REQUIREMENT: Write out, word for word, only the data from its first line to the line containing "89.3, 91.2, 96.1];".

***

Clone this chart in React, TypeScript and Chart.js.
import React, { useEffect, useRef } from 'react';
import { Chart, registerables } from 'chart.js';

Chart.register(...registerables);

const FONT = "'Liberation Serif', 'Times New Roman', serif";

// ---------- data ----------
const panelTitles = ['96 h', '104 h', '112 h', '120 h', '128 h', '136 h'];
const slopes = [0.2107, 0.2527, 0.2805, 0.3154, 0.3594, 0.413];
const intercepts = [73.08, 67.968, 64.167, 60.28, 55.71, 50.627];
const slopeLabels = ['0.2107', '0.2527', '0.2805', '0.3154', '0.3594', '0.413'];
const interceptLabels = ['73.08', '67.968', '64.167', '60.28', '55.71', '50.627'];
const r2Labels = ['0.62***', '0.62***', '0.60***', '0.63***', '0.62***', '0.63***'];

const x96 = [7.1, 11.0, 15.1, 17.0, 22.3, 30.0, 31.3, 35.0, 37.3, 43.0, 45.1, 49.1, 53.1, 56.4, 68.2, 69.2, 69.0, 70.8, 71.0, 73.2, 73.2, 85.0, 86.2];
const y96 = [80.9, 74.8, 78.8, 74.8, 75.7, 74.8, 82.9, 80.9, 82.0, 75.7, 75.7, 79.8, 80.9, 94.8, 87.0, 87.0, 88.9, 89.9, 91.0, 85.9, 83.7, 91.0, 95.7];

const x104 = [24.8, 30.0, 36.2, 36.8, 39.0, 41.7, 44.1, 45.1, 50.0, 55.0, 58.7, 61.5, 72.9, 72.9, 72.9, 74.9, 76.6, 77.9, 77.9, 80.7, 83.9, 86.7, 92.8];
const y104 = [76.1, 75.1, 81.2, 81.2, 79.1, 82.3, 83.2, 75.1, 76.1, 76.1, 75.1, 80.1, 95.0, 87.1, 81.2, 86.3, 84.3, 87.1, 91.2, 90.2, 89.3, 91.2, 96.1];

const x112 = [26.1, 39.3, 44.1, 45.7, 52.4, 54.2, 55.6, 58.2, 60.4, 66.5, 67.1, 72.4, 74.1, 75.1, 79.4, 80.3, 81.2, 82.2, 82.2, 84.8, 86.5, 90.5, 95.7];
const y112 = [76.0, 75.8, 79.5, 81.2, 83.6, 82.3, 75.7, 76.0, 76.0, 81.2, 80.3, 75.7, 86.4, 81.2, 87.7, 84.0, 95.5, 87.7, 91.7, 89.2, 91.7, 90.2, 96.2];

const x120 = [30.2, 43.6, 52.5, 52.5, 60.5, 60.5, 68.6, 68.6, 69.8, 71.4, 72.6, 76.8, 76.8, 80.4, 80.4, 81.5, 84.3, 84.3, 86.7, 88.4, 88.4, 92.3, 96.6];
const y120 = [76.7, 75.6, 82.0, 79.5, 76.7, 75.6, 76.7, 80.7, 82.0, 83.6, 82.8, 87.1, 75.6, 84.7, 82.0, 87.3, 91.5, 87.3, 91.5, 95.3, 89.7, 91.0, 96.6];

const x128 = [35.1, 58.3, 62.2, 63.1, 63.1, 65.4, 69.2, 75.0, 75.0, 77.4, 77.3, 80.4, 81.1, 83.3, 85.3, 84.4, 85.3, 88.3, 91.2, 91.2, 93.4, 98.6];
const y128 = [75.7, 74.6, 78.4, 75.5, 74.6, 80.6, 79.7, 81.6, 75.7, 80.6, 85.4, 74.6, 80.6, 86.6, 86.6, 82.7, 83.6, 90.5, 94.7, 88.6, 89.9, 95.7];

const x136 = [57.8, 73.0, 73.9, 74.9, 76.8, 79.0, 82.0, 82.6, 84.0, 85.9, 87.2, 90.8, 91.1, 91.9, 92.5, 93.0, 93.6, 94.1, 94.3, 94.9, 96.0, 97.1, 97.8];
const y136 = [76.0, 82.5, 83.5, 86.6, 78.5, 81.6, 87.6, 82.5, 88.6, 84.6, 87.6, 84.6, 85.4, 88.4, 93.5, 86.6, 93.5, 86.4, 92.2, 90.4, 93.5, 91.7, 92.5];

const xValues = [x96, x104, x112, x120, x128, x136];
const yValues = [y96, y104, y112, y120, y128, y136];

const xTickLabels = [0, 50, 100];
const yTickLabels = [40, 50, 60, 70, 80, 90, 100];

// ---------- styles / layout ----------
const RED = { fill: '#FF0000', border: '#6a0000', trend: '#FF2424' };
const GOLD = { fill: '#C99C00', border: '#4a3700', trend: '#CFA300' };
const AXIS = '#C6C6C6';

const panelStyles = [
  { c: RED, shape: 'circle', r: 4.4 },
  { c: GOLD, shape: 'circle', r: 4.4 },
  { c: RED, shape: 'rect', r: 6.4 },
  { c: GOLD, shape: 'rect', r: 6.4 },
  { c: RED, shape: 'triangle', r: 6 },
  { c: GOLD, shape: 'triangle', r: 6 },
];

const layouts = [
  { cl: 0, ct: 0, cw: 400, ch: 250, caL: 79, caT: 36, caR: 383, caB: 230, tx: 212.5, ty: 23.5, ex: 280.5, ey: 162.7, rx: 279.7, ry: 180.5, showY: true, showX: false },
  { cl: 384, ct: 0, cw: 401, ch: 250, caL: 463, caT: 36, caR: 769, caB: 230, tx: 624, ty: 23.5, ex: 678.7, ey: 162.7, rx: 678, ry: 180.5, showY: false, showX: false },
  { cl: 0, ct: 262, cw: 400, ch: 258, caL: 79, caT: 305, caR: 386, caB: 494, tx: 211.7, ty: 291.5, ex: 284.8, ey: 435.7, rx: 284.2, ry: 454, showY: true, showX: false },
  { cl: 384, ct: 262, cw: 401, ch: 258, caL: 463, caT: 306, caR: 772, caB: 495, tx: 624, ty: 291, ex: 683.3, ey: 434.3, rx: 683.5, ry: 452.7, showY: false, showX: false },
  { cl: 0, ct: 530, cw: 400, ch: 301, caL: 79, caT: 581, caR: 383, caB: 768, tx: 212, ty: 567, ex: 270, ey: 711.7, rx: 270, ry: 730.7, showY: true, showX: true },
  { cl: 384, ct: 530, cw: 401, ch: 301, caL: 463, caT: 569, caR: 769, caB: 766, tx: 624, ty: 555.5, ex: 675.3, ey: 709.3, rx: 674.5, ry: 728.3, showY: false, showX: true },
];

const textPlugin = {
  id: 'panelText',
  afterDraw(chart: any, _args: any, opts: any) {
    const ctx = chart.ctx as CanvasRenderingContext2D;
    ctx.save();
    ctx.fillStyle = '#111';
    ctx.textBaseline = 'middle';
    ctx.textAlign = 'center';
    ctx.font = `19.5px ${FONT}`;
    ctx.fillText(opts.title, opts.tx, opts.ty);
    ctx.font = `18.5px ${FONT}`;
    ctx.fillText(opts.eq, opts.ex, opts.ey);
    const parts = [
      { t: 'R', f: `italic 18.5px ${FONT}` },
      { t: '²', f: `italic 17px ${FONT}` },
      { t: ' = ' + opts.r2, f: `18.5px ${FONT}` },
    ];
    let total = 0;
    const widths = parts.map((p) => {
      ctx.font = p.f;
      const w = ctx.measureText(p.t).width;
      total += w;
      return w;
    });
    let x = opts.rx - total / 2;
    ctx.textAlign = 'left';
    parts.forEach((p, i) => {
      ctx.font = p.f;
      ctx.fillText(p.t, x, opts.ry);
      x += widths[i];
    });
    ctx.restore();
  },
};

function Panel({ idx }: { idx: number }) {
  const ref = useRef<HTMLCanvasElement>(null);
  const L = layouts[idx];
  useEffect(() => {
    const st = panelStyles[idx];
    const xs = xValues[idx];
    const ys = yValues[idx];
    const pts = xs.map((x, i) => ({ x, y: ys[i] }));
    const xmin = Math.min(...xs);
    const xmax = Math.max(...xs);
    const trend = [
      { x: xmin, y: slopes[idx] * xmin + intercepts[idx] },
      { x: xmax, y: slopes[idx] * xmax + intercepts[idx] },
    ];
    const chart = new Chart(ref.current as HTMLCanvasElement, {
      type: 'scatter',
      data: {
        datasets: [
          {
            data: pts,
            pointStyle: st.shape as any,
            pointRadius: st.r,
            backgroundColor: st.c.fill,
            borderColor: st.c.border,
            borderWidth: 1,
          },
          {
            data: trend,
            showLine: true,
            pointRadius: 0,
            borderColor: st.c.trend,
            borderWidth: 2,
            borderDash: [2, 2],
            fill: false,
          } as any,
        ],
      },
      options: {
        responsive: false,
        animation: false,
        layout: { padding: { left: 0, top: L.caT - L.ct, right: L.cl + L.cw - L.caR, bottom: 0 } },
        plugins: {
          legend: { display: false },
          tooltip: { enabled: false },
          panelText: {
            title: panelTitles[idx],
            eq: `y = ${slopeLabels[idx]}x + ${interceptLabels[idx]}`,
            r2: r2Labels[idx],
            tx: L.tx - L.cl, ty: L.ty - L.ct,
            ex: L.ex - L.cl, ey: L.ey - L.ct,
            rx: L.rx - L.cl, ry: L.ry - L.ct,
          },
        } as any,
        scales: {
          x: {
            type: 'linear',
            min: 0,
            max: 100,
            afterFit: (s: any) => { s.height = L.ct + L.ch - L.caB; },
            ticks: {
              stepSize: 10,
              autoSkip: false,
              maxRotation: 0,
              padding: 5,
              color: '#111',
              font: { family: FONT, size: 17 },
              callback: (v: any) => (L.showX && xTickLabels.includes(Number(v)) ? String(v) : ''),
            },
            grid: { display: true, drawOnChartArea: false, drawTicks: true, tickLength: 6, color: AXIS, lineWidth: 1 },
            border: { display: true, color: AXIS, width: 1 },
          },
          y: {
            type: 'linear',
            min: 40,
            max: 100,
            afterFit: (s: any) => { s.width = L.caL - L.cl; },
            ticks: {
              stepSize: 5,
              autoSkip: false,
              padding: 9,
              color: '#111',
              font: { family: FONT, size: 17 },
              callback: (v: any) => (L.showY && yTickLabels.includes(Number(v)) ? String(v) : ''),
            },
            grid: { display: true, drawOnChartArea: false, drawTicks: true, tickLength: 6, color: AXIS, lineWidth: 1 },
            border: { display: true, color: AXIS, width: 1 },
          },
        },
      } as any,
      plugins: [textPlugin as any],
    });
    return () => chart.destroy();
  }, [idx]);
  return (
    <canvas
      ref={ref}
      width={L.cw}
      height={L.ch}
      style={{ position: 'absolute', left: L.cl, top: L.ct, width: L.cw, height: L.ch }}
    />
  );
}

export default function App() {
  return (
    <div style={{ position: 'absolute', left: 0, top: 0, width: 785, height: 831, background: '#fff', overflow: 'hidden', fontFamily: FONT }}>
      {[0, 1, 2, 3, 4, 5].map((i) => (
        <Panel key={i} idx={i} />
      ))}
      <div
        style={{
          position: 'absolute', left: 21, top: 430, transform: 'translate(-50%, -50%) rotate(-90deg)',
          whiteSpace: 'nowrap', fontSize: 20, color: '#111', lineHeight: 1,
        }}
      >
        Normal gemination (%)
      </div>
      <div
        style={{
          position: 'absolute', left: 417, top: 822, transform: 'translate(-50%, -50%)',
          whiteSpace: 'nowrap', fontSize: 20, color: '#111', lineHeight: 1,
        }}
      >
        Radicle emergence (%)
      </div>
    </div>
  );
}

***

RESULT FOR THIS TASK:
Clone this chart in React, TypeScript and Chart.js.
import React, { useEffect, useRef } from 'react';
import { Chart, registerables } from 'chart.js';

Chart.register(...registerables);

const FONT = "'Liberation Serif', 'Times New Roman', serif";

// ---------- data ----------
const panelTitles = ['96 h', '104 h', '112 h', '120 h', '128 h', '136 h'];
const slopes = [0.2107, 0.2527, 0.2805, 0.3154, 0.3594, 0.413];
const intercepts = [73.08, 67.968, 64.167, 60.28, 55.71, 50.627];
const slopeLabels = ['0.2107', '0.2527', '0.2805', '0.3154', '0.3594', '0.413'];
const interceptLabels = ['73.08', '67.968', '64.167', '60.28', '55.71', '50.627'];
const r2Labels = ['0.62***', '0.62***', '0.60***', '0.63***', '0.62***', '0.63***'];

const x96 = [7.1, 11.0, 15.1, 17.0, 22.3, 30.0, 31.3, 35.0, 37.3, 43.0, 45.1, 49.1, 53.1, 56.4, 68.2, 69.2, 69.0, 70.8, 71.0, 73.2, 73.2, 85.0, 86.2];
const y96 = [80.9, 74.8, 78.8, 74.8, 75.7, 74.8, 82.9, 80.9, 82.0, 75.7, 75.7, 79.8, 80.9, 94.8, 87.0, 87.0, 88.9, 89.9, 91.0, 85.9, 83.7, 91.0, 95.7];

const x104 = [24.8, 30.0, 36.2, 36.8, 39.0, 41.7, 44.1, 45.1, 50.0, 55.0, 58.7, 61.5, 72.9, 72.9, 72.9, 74.9, 76.6, 77.9, 77.9, 80.7, 83.9, 86.7, 92.8];
const y104 = [76.1, 75.1, 81.2, 81.2, 79.1, 82.3, 83.2, 75.1, 76.1, 76.1, 75.1, 80.1, 95.0, 87.1, 81.2, 86.3, 84.3, 87.1, 91.2, 90.2, 89.3, 91.2, 96.1];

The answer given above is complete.